**TASK INSTRUCTIONS**
State how many lines of the entries hold the string "that". Reply with the number alone.

**DATASET CONTENT**
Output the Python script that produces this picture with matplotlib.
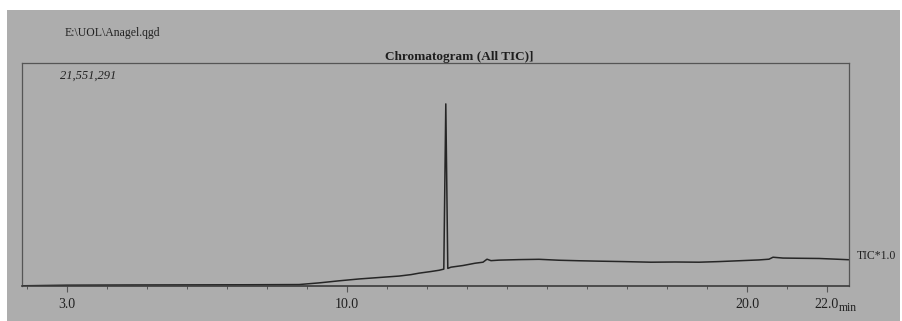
--
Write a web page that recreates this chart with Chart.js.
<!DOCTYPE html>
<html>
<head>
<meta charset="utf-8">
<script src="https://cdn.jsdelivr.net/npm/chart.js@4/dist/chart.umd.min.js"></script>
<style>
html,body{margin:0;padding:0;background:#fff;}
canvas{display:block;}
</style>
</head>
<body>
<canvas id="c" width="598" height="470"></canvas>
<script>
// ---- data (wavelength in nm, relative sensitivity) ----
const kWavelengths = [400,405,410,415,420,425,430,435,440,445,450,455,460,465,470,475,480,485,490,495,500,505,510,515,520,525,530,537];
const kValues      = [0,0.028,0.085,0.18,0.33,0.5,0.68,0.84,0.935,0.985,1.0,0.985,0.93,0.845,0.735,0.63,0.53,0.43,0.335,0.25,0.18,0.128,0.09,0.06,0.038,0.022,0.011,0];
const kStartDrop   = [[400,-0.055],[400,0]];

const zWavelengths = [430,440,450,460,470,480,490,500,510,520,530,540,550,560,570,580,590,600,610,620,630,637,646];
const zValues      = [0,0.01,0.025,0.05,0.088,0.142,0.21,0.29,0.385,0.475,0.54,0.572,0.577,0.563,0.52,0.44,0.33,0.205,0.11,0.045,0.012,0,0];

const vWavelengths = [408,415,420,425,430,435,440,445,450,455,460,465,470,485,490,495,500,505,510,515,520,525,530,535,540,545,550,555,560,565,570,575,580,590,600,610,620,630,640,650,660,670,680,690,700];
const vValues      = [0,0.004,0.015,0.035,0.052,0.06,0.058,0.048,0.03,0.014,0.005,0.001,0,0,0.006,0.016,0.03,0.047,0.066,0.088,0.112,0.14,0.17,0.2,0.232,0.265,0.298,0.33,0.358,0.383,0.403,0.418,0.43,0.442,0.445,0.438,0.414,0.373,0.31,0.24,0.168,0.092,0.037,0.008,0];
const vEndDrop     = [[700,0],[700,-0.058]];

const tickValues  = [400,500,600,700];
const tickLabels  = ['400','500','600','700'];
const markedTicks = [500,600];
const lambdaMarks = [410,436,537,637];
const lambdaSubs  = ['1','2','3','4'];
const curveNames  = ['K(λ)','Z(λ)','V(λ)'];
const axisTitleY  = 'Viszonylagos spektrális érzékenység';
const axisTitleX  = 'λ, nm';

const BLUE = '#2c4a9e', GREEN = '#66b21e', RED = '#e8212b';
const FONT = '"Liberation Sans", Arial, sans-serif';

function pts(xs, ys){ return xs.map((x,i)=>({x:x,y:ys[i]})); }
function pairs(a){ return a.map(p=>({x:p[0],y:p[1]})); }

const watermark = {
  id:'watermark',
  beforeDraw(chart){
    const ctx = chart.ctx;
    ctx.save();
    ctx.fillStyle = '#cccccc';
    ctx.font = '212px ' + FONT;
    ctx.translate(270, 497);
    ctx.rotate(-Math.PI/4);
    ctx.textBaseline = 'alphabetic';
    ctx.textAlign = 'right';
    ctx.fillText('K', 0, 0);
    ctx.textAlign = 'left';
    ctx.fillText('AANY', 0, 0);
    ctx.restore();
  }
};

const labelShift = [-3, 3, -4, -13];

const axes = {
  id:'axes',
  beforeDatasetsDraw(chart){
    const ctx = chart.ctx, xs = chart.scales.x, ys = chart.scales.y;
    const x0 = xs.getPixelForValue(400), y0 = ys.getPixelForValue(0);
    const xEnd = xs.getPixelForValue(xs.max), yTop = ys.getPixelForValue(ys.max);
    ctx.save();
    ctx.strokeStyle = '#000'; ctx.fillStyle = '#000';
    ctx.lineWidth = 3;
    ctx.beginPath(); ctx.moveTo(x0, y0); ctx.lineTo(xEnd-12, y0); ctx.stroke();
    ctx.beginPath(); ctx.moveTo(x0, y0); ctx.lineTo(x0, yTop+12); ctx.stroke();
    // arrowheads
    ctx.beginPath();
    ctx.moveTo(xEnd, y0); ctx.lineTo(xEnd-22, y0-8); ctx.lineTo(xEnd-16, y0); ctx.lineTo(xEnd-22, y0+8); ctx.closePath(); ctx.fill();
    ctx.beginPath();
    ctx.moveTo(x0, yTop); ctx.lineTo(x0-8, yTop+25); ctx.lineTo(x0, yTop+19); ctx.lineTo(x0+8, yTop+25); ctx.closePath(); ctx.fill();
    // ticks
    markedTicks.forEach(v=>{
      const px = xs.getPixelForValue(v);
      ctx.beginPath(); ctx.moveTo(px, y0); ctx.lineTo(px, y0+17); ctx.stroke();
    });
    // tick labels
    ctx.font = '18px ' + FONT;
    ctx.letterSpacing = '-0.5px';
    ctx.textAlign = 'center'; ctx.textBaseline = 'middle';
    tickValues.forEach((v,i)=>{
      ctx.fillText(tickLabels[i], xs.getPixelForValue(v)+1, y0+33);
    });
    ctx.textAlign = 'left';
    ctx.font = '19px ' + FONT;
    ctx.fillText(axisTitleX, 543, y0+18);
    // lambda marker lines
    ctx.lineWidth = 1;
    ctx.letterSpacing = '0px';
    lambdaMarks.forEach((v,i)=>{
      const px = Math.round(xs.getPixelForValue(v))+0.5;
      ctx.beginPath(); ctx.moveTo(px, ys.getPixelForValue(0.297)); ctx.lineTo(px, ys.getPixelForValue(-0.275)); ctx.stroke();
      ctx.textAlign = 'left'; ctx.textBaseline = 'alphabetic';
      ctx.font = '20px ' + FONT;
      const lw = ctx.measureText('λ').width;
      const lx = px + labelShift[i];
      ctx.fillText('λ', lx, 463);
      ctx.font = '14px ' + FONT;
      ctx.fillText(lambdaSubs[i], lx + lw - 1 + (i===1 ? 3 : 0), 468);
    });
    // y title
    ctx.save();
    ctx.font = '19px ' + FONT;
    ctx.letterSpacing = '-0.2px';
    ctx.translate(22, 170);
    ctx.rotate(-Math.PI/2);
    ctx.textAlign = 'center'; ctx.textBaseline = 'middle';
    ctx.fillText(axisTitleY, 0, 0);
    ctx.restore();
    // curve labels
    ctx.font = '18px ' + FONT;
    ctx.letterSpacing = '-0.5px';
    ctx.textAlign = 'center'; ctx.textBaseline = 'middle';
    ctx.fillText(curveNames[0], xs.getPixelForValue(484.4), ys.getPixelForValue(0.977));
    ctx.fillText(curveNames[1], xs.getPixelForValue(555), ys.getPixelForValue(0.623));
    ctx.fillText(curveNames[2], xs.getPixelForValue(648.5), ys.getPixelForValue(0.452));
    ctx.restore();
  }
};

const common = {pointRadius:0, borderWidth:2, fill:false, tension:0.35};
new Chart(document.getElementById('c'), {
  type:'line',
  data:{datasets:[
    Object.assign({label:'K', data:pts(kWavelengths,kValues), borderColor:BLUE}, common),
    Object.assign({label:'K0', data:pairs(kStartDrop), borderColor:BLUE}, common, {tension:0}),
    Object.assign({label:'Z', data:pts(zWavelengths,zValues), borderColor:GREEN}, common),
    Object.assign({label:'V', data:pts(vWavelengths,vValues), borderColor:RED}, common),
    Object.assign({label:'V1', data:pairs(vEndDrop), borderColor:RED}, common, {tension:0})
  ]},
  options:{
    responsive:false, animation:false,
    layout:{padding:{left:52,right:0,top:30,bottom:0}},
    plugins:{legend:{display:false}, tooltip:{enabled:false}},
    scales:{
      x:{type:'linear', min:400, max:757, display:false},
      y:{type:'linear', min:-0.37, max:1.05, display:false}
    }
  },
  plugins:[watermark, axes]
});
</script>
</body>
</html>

**EXERCISE SOLUTION**
2